The total emissions of SO2 from the nickel industry in Nikel and Zapolyarny are about five times larger than the total SO2 emissions from all sources in Norway.(Photo: Thomas Nilsen)
The Pasvik valley and Jarfjord area in Sør-Varanger municipality have the highest measured concentrations of SO₂in all of Norway. The source is the nickel industry in neighboring municipality of Pechenga.
Although the emissions of SO₂ have gone considerably down since the 1970’s, the levels are still alarmingly high, a new report from the Norwegian Institute for Air Research (NILU) shows.
The total emissions of SO₂ from the briquetting facility in Zapolyarny and the smelter in Nikel sum up to around 100,000 tons per year, about 40,000 tons from Zapolyarny and 60,000 tons from Nikel respectively. This is about 5 times larger than the total SO₂ emissions from all sources in Norway. These emissions contribute to very high SO₂ concentrations in the Norway-Russian border area.
During the period April 2012 – March 2013 NILU made measurements on the Norwegian side of the border from four different stations. The monitoring results show that the environmental impact from SO₂ pollution was lower during summer season 2012 and higher during winter season 2012/13 than the previous monitoring period.
The Norwegian limit value for daily mean SO2 concentration is 125 µg/m3, and can be exceeded no more than 3 times a year. There were 2 exceedences of this limit value at Svanvik (located 8 km west of Nikel) for the period April 2012 – March 2013. Karpdalen (in Jarfjord, located 15 km east of Kirkenes, and about 30 km north of Nikel) had 5 exceedences of this limit value for the period April 2012 – March 2013. This means that the air quality in Karpdalen were not in compliance with Norwegian law concerning daily mean values.
Monitoring of metals in air and precipitation at Svanvik and in Karpdalen shows enhanced concentrations of specific trace metals from the smelting industries (nickel, arsenic, copper and cobalt).

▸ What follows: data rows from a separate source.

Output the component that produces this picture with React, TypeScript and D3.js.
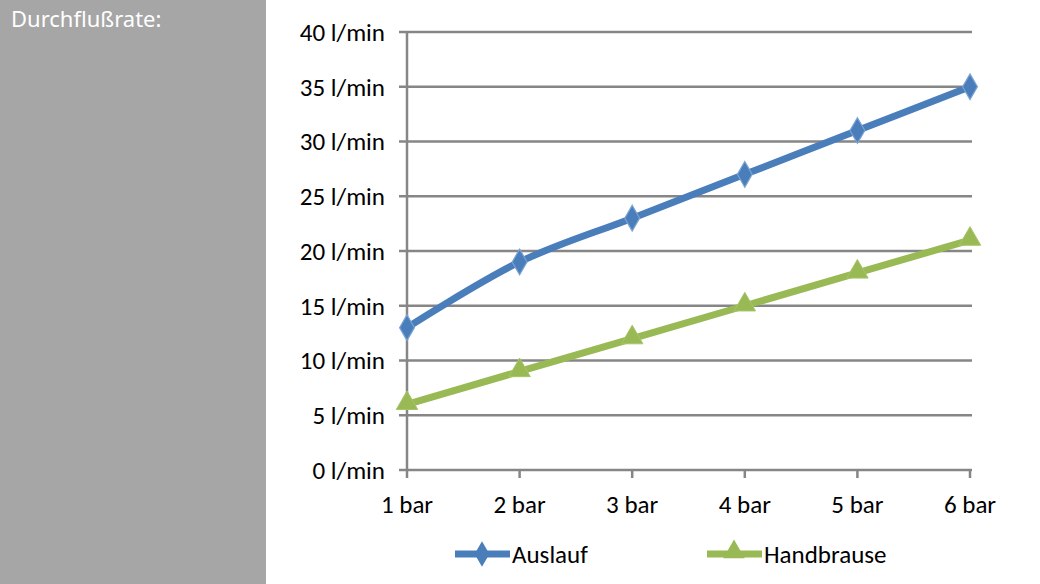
import * as d3 from 'd3'
import { useEffect, useRef } from 'react'

const PRESSURES = ['1 bar', '2 bar', '3 bar', '4 bar', '5 bar', '6 bar']
const AUSLAUF = [13, 19, 23, 27, 31, 35]
const HANDBRAUSE = [6, 9, 12, 15, 18, 21]
const Y_TICKS = [0, 5, 10, 15, 20, 25, 30, 35, 40]

const W = 1040
const H = 584
const BLUE = '#4a7ebb'
const GREEN = '#98b954'
const GRID = '#868686'
const FONT = "Carlito, 'Open Sans', 'Noto Sans', sans-serif"

export default function App() {
  const ref = useRef<SVGSVGElement | null>(null)

  useEffect(() => {
    const svgEl = ref.current
    if (!svgEl) return
    const svg = d3.select(svgEl)
    svg.selectAll('*').remove()

    // grey side panel
    svg.append('rect').attr('x', 0).attr('y', 0).attr('width', 266).attr('height', H).attr('fill', '#a6a6a6')
    svg
      .append('text')
      .attr('x', 11)
      .attr('y', 27)
      .attr('fill', '#fff')
      .attr('font-family', "'Noto Sans', sans-serif")
      .attr('font-size', 22)
      .text('Durchflußrate:')

    const x = d3.scalePoint<string>().domain(PRESSURES).range([407, 970])
    const y = d3.scaleLinear().domain([0, 40]).range([470, 32])

    const g = svg.append('g')

    // gridlines + y ticks
    for (const t of Y_TICKS) {
      g.append('line')
        .attr('x1', 399)
        .attr('x2', 972)
        .attr('y1', y(t))
        .attr('y2', y(t))
        .attr('stroke', GRID)
        .attr('stroke-width', 2.5)
      g.append('text')
        .attr('x', 385)
        .attr('y', y(t))
        .attr('dy', '0.35em')
        .attr('text-anchor', 'end')
        .attr('font-family', FONT)
        .attr('font-size', 25)
        .attr('fill', '#000')
        .text(`${t} l/min`)
    }

    // y axis
    g.append('line')
      .attr('x1', 407)
      .attr('x2', 407)
      .attr('y1', y(40))
      .attr('y2', y(0))
      .attr('stroke', GRID)
      .attr('stroke-width', 2.5)

    // x ticks
    for (const p of PRESSURES) {
      g.append('line')
        .attr('x1', x(p)!)
        .attr('x2', x(p)!)
        .attr('y1', y(0))
        .attr('y2', y(0) + 8)
        .attr('stroke', GRID)
        .attr('stroke-width', 2.5)
      g.append('text')
        .attr('x', x(p)!)
        .attr('y', 513)
        .attr('text-anchor', 'middle')
        .attr('font-family', FONT)
        .attr('font-size', 25)
        .attr('fill', '#000')
        .text(p)
    }

    const diamond = d3.symbol().type(d3.symbolDiamond).size(190)
    const triangle = d3.symbol().type(d3.symbolTriangle).size(200)

    // Handbrause
    const lineG = d3
      .line<number>()
      .x((_, i) => x(PRESSURES[i])!)
      .y((d) => y(d))
    g.append('path')
      .attr('d', lineG(HANDBRAUSE))
      .attr('fill', 'none')
      .attr('stroke', GREEN)
      .attr('stroke-width', 7)
    HANDBRAUSE.forEach((v, i) => {
      g.append('path')
        .attr('d', triangle())
        .attr('transform', `translate(${x(PRESSURES[i])},${y(v) - 1})`)
        .attr('fill', GREEN)
        .attr('stroke', '#a8c56a')
        .attr('stroke-width', 1)
    })

    // Auslauf (smoothed)
    const lineB = d3
      .line<number>()
      .x((_, i) => x(PRESSURES[i])!)
      .y((d) => y(d))
      .curve(d3.curveCatmullRom.alpha(0.5))
    g.append('path')
      .attr('d', lineB(AUSLAUF))
      .attr('fill', 'none')
      .attr('stroke', BLUE)
      .attr('stroke-width', 7)
    AUSLAUF.forEach((v, i) => {
      g.append('path')
        .attr('d', diamond())
        .attr('transform', `translate(${x(PRESSURES[i])},${y(v)})`)
        .attr('fill', BLUE)
        .attr('stroke', '#7aa3d4')
        .attr('stroke-width', 1.2)
    })

    // legend
    const legend = [
      { name: 'Auslauf', color: BLUE, sym: diamond, x0: 455 },
      { name: 'Handbrause', color: GREEN, sym: triangle, x0: 707 },
    ]
    for (const l of legend) {
      g.append('line')
        .attr('x1', l.x0)
        .attr('x2', l.x0 + 55)
        .attr('y1', 554)
        .attr('y2', 554)
        .attr('stroke', l.color)
        .attr('stroke-width', 7)
      g.append('path')
        .attr('d', l.sym())
        .attr('transform', `translate(${l.x0 + 27},${l.sym === triangle ? 552 : 554})`)
        .attr('fill', l.color)
      g.append('text')
        .attr('x', l.x0 + 57)
        .attr('y', 554)
        .attr('dy', '0.35em')
        .attr('font-family', FONT)
        .attr('font-size', 25)
        .attr('fill', '#000')
        .text(l.name)
    }
  }, [])

  return (
    <div style={{ position: 'fixed', left: 0, top: 0, width: W, height: H, background: '#fff' }}>
      <svg ref={ref} width={W} height={H} style={{ display: 'block' }} />
    </div>
  )
}
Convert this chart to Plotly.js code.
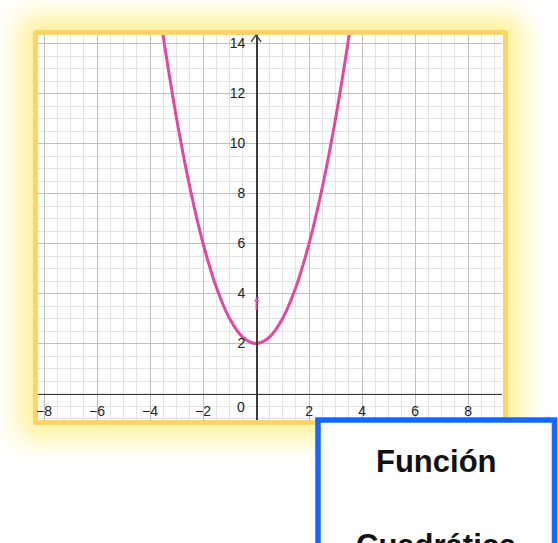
<!DOCTYPE html>
<html>
<head>
<meta charset="utf-8">
<script src="https://cdn.plot.ly/plotly-3.0.1.min.js"></script>
<style>
  html, body { margin: 0; padding: 0; background: #ffffff; }
  #wrap { position: relative; width: 558px; height: 543px; overflow: hidden; }
  /* yellow frame with a soft glow around the graph */
  #frame {
    position: absolute; left: 33px; top: 30px; width: 465px; height: 385px;
    border: 5px solid rgb(255, 214, 100); border-radius: 3px;
    box-shadow: 0 0 26px 15px rgba(255, 241, 150, 0.95);
    background: #ffffff; z-index: 0;
  }
  #chart { position: absolute; left: 0; top: 0; width: 558px; height: 543px; z-index: 1; }
</style>
</head>
<body>
<div id="wrap">
  <div id="frame"></div>
  <div id="chart"></div>
</div>
<script>
// sampled points of f
const xVals = [-3.7, -3.5, -3, -2.5, -2, -1.5, -1, -0.5, 0, 0.5, 1, 1.5, 2, 2.5, 3, 3.5, 3.7];
const yVals = [15.69, 14.25, 11, 8.25, 6, 4.25, 3, 2.25, 2, 2.25, 3, 4.25, 6, 8.25, 11, 14.25, 15.69];

// axis tick values
const xTicks = [-8, -6, -4, -2, 2, 4, 6, 8];
const yTicks = [2, 4, 6, 8, 10, 12, 14];

// caption lines
const captionLines = ['Función', 'Cuadrática'];

const xRange = [-8.23, 9.28];
const yRange = [-1.06, 14.34];

const pink = 'rgb(226, 72, 158)';
const axisColor = '#3a3a3a';
const tickFont = { family: 'Liberation Sans, Arial, sans-serif', size: 14, color: '#222' };

const trace = {
  x: xVals, y: yVals,
  type: 'scatter', mode: 'lines',
  line: { color: pink, width: 3, shape: 'spline', smoothing: 1 },
  hoverinfo: 'skip'
};

const layout = {
  width: 558, height: 543,
  margin: { l: 38, r: 56, t: 35, b: 123 },
  paper_bgcolor: 'rgba(0,0,0,0)',
  plot_bgcolor: '#ffffff',
  showlegend: false,
  xaxis: {
    range: xRange, anchor: 'free', position: (yRange[0] * -1) / (yRange[1] - yRange[0]),
    tickmode: 'array', tickvals: xTicks,
    showgrid: true, gridcolor: 'rgb(192,192,192)', gridwidth: 1,
    minor: { tickmode: 'linear', tick0: 0, dtick: 0.5, showgrid: true, gridcolor: 'rgb(228,228,228)', gridwidth: 1 },
    zeroline: false, showline: true, linecolor: axisColor, linewidth: 1.5,
    ticks: '', ticklabelstandoff: 4, tickfont: tickFont, fixedrange: true
  },
  yaxis: {
    range: yRange, anchor: 'free', position: (xRange[0] * -1) / (xRange[1] - xRange[0]),
    tickmode: 'array', tickvals: yTicks,
    showgrid: true, gridcolor: 'rgb(192,192,192)', gridwidth: 1,
    minor: { tickmode: 'linear', tick0: 0, dtick: 0.5, showgrid: true, gridcolor: 'rgb(228,228,228)', gridwidth: 1 },
    zeroline: false, showline: true, linecolor: axisColor, linewidth: 1.5,
    ticks: '', ticklabelstandoff: 8, tickfont: tickFont, fixedrange: true
  },
  shapes: [
    // arrow head at the top of the y axis
    {
      type: 'path', xref: 'x', yref: 'paper',
      path: 'M -0.19 0.982 L 0 1 L 0.19 0.982',
      line: { color: axisColor, width: 1.3 }
    },
    // blue caption box
    {
      type: 'rect', xref: 'paper', yref: 'paper',
      x0: 0.6034, x1: 1.1131, y0: 0.0, y1: -0.4,
      line: { color: 'rgb(18, 104, 255)', width: 5.5 },
      fillcolor: '#ffffff', layer: 'above'
    }
  ],
  annotations: [
    // origin label
    { x: 0, y: 0, xref: 'x', yref: 'y', text: '0', showarrow: false,
      xshift: -15, yshift: -13.5, font: tickFont },
    // function name
    { x: 0.04, y: 3.58, xref: 'x', yref: 'y', text: 'f', showarrow: false,
      font: { family: 'Liberation Sans, Arial, sans-serif', size: 18, color: pink } },
    // caption
    { x: 0.858, y: -0.1065, xref: 'paper', yref: 'paper', text: '<b>' + captionLines[0] + '</b>',
      showarrow: false, xanchor: 'center', yanchor: 'middle',
      font: { family: 'Liberation Sans, Arial, sans-serif', size: 31, color: '#111' } },
    { x: 0.858, y: -0.327, xref: 'paper', yref: 'paper', text: '<b>' + captionLines[1] + '</b>',
      showarrow: false, xanchor: 'center', yanchor: 'middle',
      font: { family: 'Liberation Sans, Arial, sans-serif', size: 31, color: '#111' } }
  ]
};

Plotly.newPlot('chart', [trace], layout, { staticPlot: true, displayModeBar: false });
</script>
</body>
</html>
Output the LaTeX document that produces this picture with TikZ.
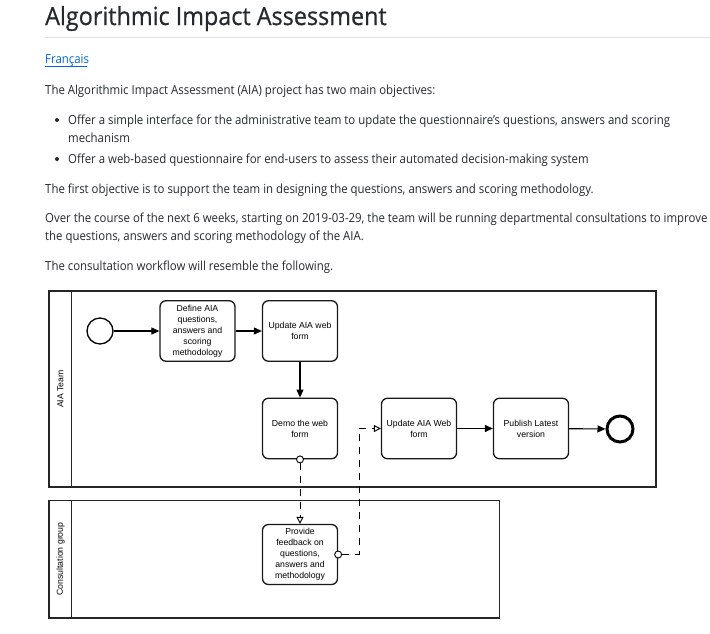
\documentclass[tikz,border=0pt]{standalone}
\usepackage{fontspec}
\setmainfont[FakeStretch=0.913]{Open Sans}
\newfontfamily\titlefont[FakeStretch=0.935,FakeBold=0.6]{Open Sans}
\newfontfamily\diafont{Liberation Sans}
\usetikzlibrary{arrows.meta}
\definecolor{txt}{HTML}{24292E}
\definecolor{linkc}{HTML}{0366D6}
\definecolor{rulec}{HTML}{DFE2E5}
\begin{document}
\begin{tikzpicture}[x=1pt,y=-1pt,
  para/.style={anchor=base west,inner sep=0pt,text=txt,font=\fontsize{12.5}{15}\selectfont},
  pool/.style={draw=black!85,line width=1.3pt},
  task/.style={draw=black!90,line width=1.3pt,rounded corners=6pt,minimum width=75pt,minimum height=60.5pt,inner sep=0pt,align=center,font=\diafont\fontsize{8.7}{10.9}\selectfont},
  flow/.style={draw=black,line width=1.1pt,-{Triangle[length=8pt,width=7pt]}},
  msg/.style={draw=black,line width=0.9pt,dash pattern=on 7pt off 6pt,-{Triangle[open,length=7pt,width=7pt]}},
  mdot/.style={circle,draw=black,fill=white,line width=0.9pt,minimum size=7pt,inner sep=0pt},
  lanelbl/.style={rotate=90,font=\diafont\fontsize{8.7}{10}\selectfont,inner sep=0pt}
]
\useasboundingbox[fill=white] (0,0) rectangle (710,633);
% page text
\node[para,font=\titlefont\fontsize{25}{30}\selectfont] (title) at (45,25) {Algorithmic Impact Assessment};
\draw[rulec,line width=1pt] (45,37) -- (710,37);
\node[para,text=linkc] (fr) at (45,63) {Français};
\draw[linkc,line width=0.7pt] (fr.base west) ++(0,3.5) -- ++(42,0);
\node[para] (p1) at (45,94) {The Algorithmic Impact Assessment (AIA) project has two main objectives:};
\fill[txt] (57,120) circle (2pt);
\node[para] (b1) at (68,124) {Offer a simple interface for the administrative team to update the questionnaire's questions, answers and scoring};
\node[para] (b1b) at (68,142) {mechanism};
\fill[txt] (57,159) circle (2pt);
\node[para] (b2) at (68,163) {Offer a web-based questionnaire for end-users to assess their automated decision-making system};
\node[para] (p2) at (45,193) {The first objective is to support the team in designing the questions, answers and scoring methodology.};
\node[para] (p3) at (45,222) {Over the course of the next 6 weeks, starting on 2019-03-29, the team will be running departmental consultations to improve};
\node[para] (p3b) at (45,240) {the questions, answers and scoring methodology of the AIA.};
\node[para] (p4) at (45,270) {The consultation workflow will resemble the following.};
% pools
\draw[pool] (49,291) rectangle (656,487);
\draw[pool] (71.5,291) -- (71.5,487);
\node[lanelbl] (l1) at (60.5,389) {AIA Team};
\draw[pool] (49,500.5) rectangle (499.5,618);
\draw[pool] (71.5,500.5) -- (71.5,618);
\node[lanelbl] (l2) at (60.5,559) {Consultation group};
% events
\node[circle,draw=black,line width=1.3pt,minimum size=26pt,inner sep=0pt] (start) at (100,331) {};
\node[circle,draw=black,line width=3pt,minimum size=26pt,inner sep=0pt] (end) at (620,429) {};
% tasks
\node[task] (define) at (197.5,331) {Define AIA\\questions,\\answers and\\scoring\\methodology};
\node[task] (update) at (300,331) {Update AIA web\\form};
\node[task] (demo) at (300,428.5) {Demo the web\\form};
\node[task] (update2) at (419,428.5) {Update AIA Web\\form};
\node[task] (publish) at (531,428.5) {Publish Latest\\version};
\node[task,minimum height=60pt] (provide) at (300,554.5) {Provide\\feedback on\\questions,\\answers and\\methodology};
% flows
\draw[flow] (start) -- (define);
\draw[flow] (define) -- (update);
\draw[flow] (update) -- (demo);
\draw[flow] (update2) -- (publish);
\draw[flow] (publish) -- (end);
% messages
\node[mdot] (m1) at (demo.south) {};
\node[mdot] (m2) at (provide.east) {};
\coordinate (c1) at (359,554.5);
\coordinate (c2) at (359,428.5);
\draw[msg] (m1) -- (provide.north);
\draw[msg] (m2) -- (c1) -- (c2) -- (update2.west);
\end{tikzpicture}
\end{document}
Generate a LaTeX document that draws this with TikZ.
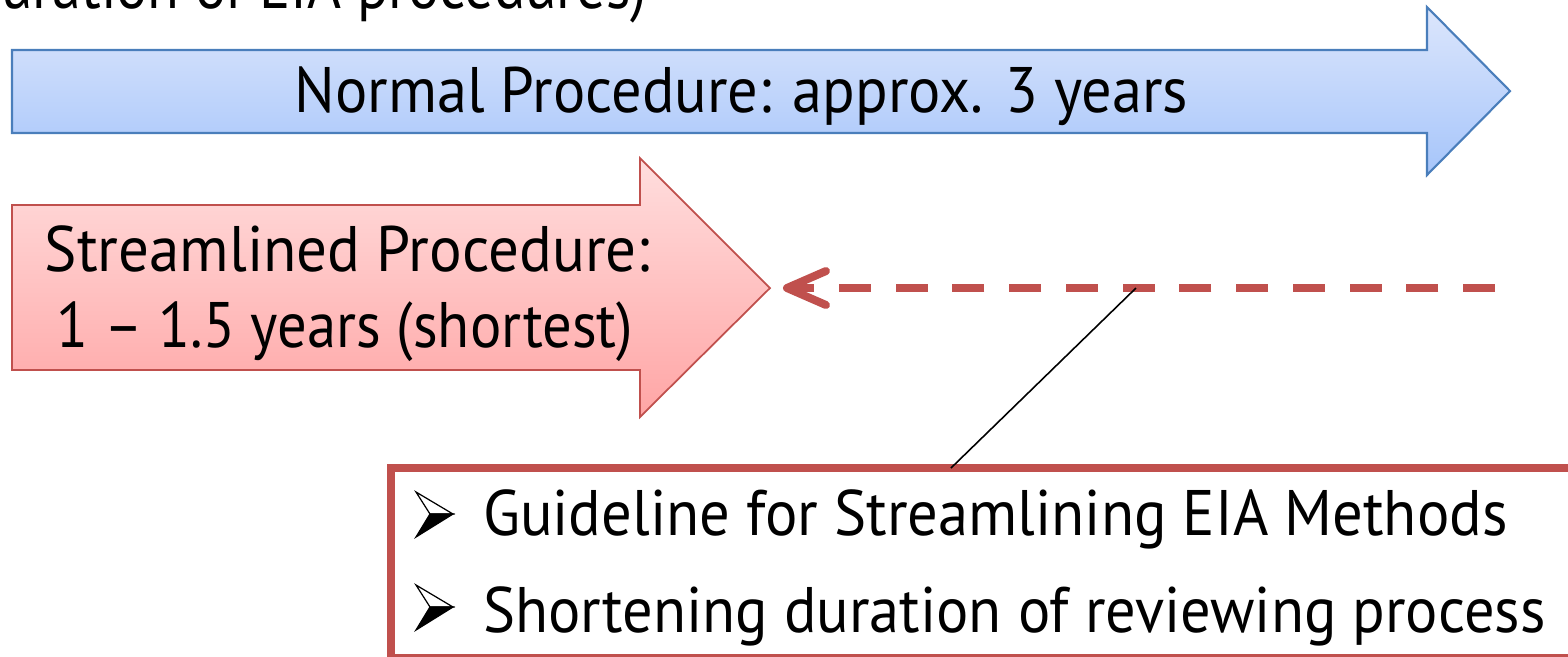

NILU has been measuring air pollutants in the border areas since 1974. A compiled analysis of SO₂ pollution in the border areas during the period 1974-2012 shows that the emissions and concentrations reached a maximum during the end of the 1970’s/beginning of the 1980’s. Since this period, the emissions and the measured concentrations have been reduced. The emissions of SO₂ are now approximately ¼ of the levels 35 years ago.